5 Yakima picking apples LOC

Apple pickers in the Yakima Valley in 1942.

In the fall of 1942, when hundreds of thousands of American men (between the ages of 18 and 37) had either been drafted into or enlisted in the military to fight in World War II, there was a labor shortage in apple orchards throughout Central Washington. To show their support for the war effort, and to assist regional farmers needing to pick the rapidly ripening crops, students voted to close school for three days so they could volunteer to harvest the apple crop.

“The word to us was that we had two choices: in order to get the apples in, we’re asking that you (students) go to the orchards (in my case, it was the town of Manson, north of Wenatchee) to pick apples,” said former student Louis E. Shandera in the book, Central Remembers. “But the dorms will close and if you choose not to go on the buses up where you will be fed and housed by the orchard owners, you will have to go home. The college will be closed.

“All the group I was going around with elected to pick apples,” he continued. “The girls got to stay in the main farmhouse. My roommate and I (he knew a little about apples, being from Naches) were assigned the clapboard shack down in the middle of the orchard—knot holes in the walls, a couple old cots to sleep on.”

Shandera, who was a student in the early 1940s and earned his master’s degree at Central in 1951, said the students would have to be up at 6 a.m. to pick apples.

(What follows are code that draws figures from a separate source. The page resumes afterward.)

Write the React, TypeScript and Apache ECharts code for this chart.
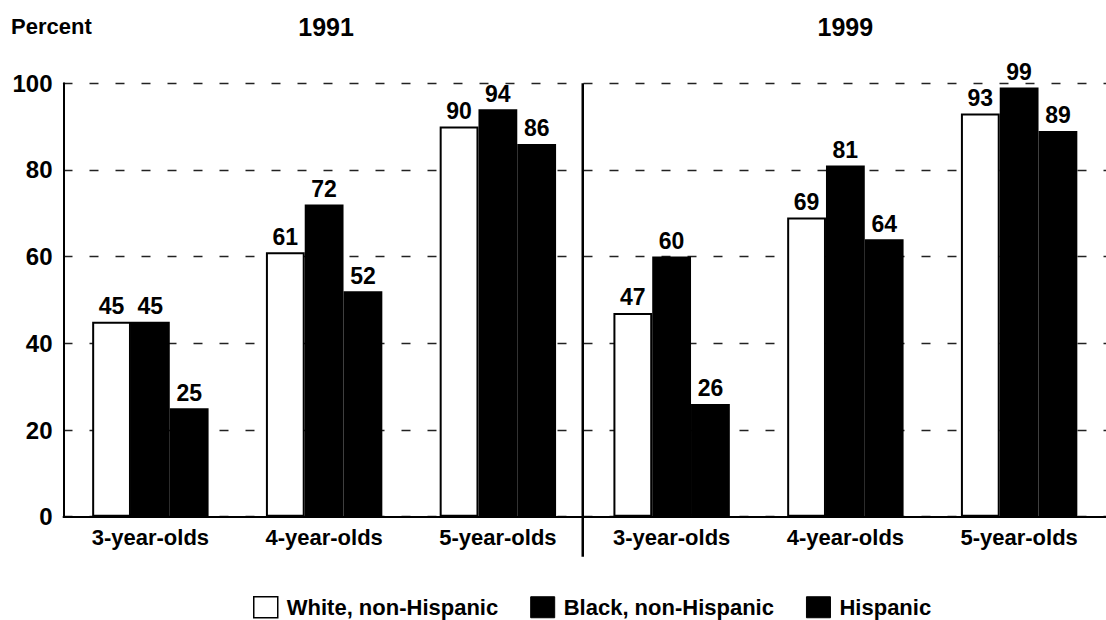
import React, { useEffect, useRef } from "react";
import * as echarts from "echarts";

const AGES = ["3-year-olds", "4-year-olds", "5-year-olds"];
const YEARS = ["1991", "1999"];
const WHITE_1991 = [45, 61, 90];
const BLACK_1991 = [45, 72, 94];
const HISPANIC_1991 = [25, 52, 86];
const WHITE_1999 = [47, 69, 93];
const BLACK_1999 = [60, 81, 99];
const HISPANIC_1999 = [26, 64, 89];
const SERIES_NAMES = ["White, non-Hispanic", "Black, non-Hispanic", "Hispanic"];
const Y_TICKS = { min: 0, max: 100, interval: 20 };

const FONT = "'Liberation Sans', Arial, sans-serif";

export default function App() {
  const ref = useRef<HTMLDivElement>(null);

  useEffect(() => {
    if (!ref.current) return;
    const chart = echarts.init(ref.current, null, { renderer: "svg" });
    const labelCfg = {
      show: true,
      position: "top",
      distance: 4,
      fontFamily: FONT,
      fontSize: 23,
      fontWeight: "bold",
      color: "#000",
    };
    const mk = (name: string, a: number[], b: number[], fill: string) => ({
      name,
      type: "bar",
      data: [...a, ...b],
      barGap: "0%",
      barCategoryGap: "33%",
      itemStyle: { color: fill, borderColor: "#000", borderWidth: 2 },
      label: labelCfg,
      emphasis: { disabled: true },
    });
    chart.setOption({
      animation: false,
      backgroundColor: "#fff",
      textStyle: { fontFamily: FONT },
      grid: { left: 63.5, right: -15, top: 83.2, bottom: 103.3, containLabel: false },
      legend: {
        data: [
          { name: SERIES_NAMES[0], itemStyle: { color: "#fff", borderColor: "#000", borderWidth: 1.5 } },
          { name: SERIES_NAMES[1], itemStyle: { color: "#000", borderColor: "#000", borderWidth: 1 } },
          { name: SERIES_NAMES[2], itemStyle: { color: "#000", borderColor: "#000", borderWidth: 1 } },
        ],
        left: 248,
        top: 591,
        icon: "rect",
        itemWidth: 24,
        itemHeight: 21,
        itemGap: 32,
        selectedMode: false,
        textStyle: { fontFamily: FONT, fontSize: 22, fontWeight: "bold", color: "#000", padding: [0, 0, 0, 4] },
      },
      xAxis: {
        type: "category",
        data: [...AGES, ...AGES],
        axisLine: { show: true, lineStyle: { color: "#000", width: 2 } },
        axisTick: { show: false },
        axisLabel: {
          interval: 0,
          fontFamily: FONT,
          fontSize: 22,
          fontWeight: "bold",
          color: "#000",
          margin: 10,
        },
      },
      yAxis: {
        type: "value",
        min: Y_TICKS.min,
        max: Y_TICKS.max,
        interval: Y_TICKS.interval,
        axisLine: { show: true, lineStyle: { color: "#000", width: 2 } },
        axisTick: { show: false },
        axisLabel: {
          fontFamily: FONT,
          fontSize: 24,
          fontWeight: "bold",
          color: "#000",
          margin: 11,
        },
        splitLine: {
          show: true,
          lineStyle: { color: "#222", width: 1.3, type: [9, 17] },
        },
      },
      series: [
        mk(SERIES_NAMES[0], WHITE_1991, WHITE_1999, "#fff"),
        mk(SERIES_NAMES[1], BLACK_1991, BLACK_1999, "#000"),
        mk(SERIES_NAMES[2], HISPANIC_1991, HISPANIC_1999, "#000"),
      ],
    });

    const xa = (i: number) => chart.convertToPixel({ xAxisIndex: 0 }, i) as number;
    const ya = (v: number) => chart.convertToPixel({ yAxisIndex: 0 }, v) as number;
    const divX = (xa(2) + xa(3)) / 2 - 2;
    const top = ya(Y_TICKS.max);
    const base = ya(Y_TICKS.min);
    const leftCenter = (xa(0) + xa(2)) / 2;
    const rightCenter = (xa(3) + xa(5)) / 2;

    chart.setOption({
      graphic: [
        {
          id: "divider",
          type: "line",
          shape: { x1: divX, y1: top, x2: divX, y2: base + 40 },
          style: { stroke: "#000", lineWidth: 2.5 },
          z: 10,
        },
        {
          id: "percent",
          type: "text",
          x: 11,
          y: 26,
          style: {
            text: "Percent",
            font: `bold 22px ${FONT}`,
            fill: "#000",
            align: "left",
            verticalAlign: "middle",
          },
        },
        {
          id: "y1",
          type: "text",
          x: leftCenter + 2,
          y: 27,
          style: {
            text: YEARS[0],
            font: `bold 25px ${FONT}`,
            fill: "#000",
            align: "center",
            verticalAlign: "middle",
          },
        },
        {
          id: "y2",
          type: "text",
          x: rightCenter,
          y: 27,
          style: {
            text: YEARS[1],
            font: `bold 25px ${FONT}`,
            fill: "#000",
            align: "center",
            verticalAlign: "middle",
          },
        },
      ],
    });

    return () => chart.dispose();
  }, []);

  return (
    <div
      ref={ref}
      style={{ position: "fixed", left: 0, top: 0, width: 1106, height: 620, background: "#fff" }}
    />
  );
}
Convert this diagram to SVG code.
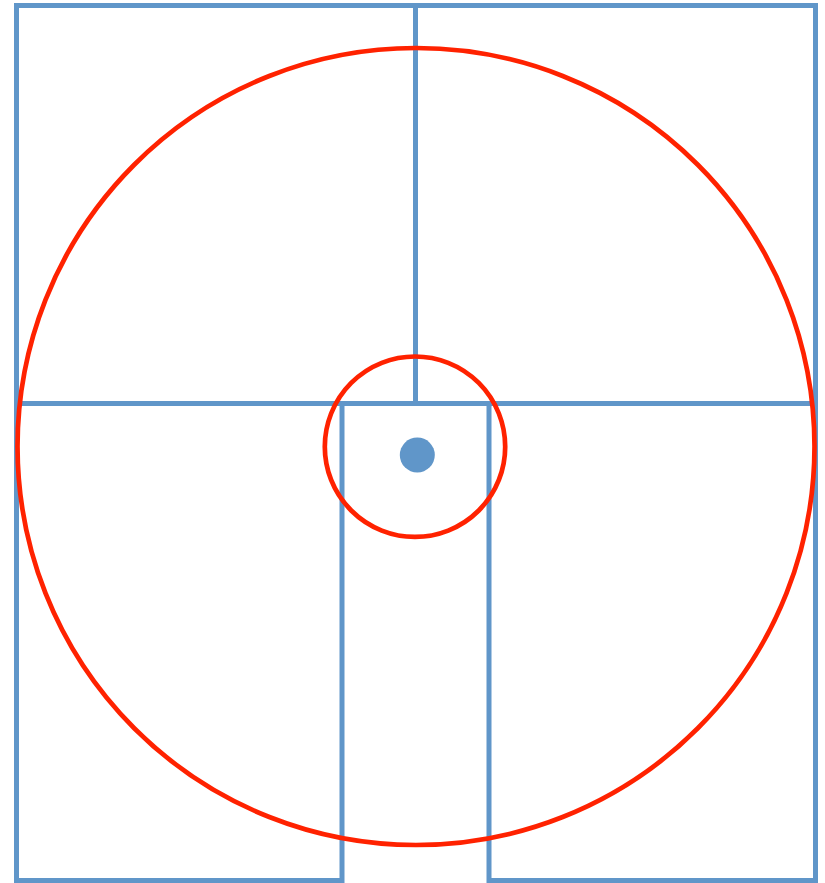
<svg xmlns="http://www.w3.org/2000/svg" width="825" height="883" viewBox="0 0 825 883">
<style>
.b{fill:none;stroke:#6096c9;stroke-width:5}
.r{fill:none;stroke:#ff2200;stroke-width:4.7}
</style>
<rect width="825" height="883" fill="#fff"/>
<g id="grid">
<path class="b" d="M342 403.5 V880.5 H16.5 V5.5 H815.5 V880.5 H489 V403.5"/>
<path class="b" d="M16.5 403.5 H815.5"/>
<path class="b" d="M415.5 5.5 V403.5"/>
</g>
<g id="outer-circle"><circle class="r" cx="416" cy="446.5" r="398.5"/></g>
<g id="inner-circle"><circle class="r" cx="415" cy="446.7" r="90.2"/></g>
<g id="dot"><circle cx="417.3" cy="455" r="17.5" fill="#6096c9"/></g>
</svg>
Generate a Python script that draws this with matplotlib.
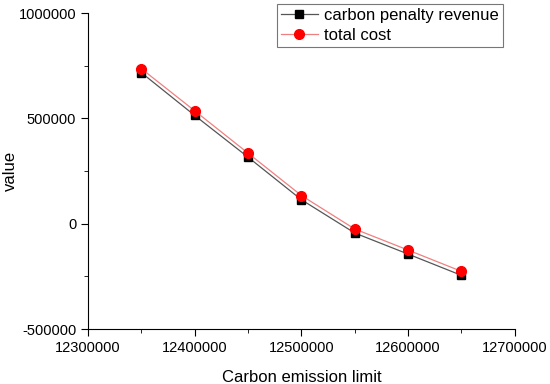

“Ah sakes, it gets cold up there,” he said. “But we quickly figured it out! We’d have the firewood set on the stove at night. All one of us had to do when the alarm went off was to reach over with a match and light the fire in that pot-bellied stove. When the room started to get a little warm, we would get dressed and go up to the main house, where they would have this nice farm breakfast prepared for us.”

According to Shandera, the worst part of the job was that his hands would get so cold he couldn’t properly pinch the stem and twist the apple when picking the fruit. The best part, he recalled, was walking into town after working to get a soda and meet up with other Central students to share their stories.

“We received full credit for our classes (the curriculum just shifted to “How to pick apples”),” he said. “But the college provided the apple pickers and the crop that year was saved.”

Evelyn (Conant) Thompson, who graduated from Central in 1944, was elected the Homecoming Queen in 1942 and was given the authority to, in her words, “declare that all CWCE (Central Washington College of Education) students were to save the apple crop.”

Thompson explained, “No classes were to be held the following week. Since all the manpower was off to war, those students who agreed to were bused to Yakima and Wenatchee to pick apples. This was possibly the only time Central’s students were called on for such a project.”

Historian Samuel R. Mohler, author of The First Seventy-Five Years: A History of Central Washington State College, noted in that book that of the school’s 540 students and faculty, 375 volunteered for the “battle of the orchards” and were sent to pick apples in areas near Chelan, Yakima, Okanogan, and Ellensburg. He said they ultimately picked nearly 36,000 boxes of apples, most of which would have been lost since the cold weather came early that year.

So, surprisingly, the answer is yes.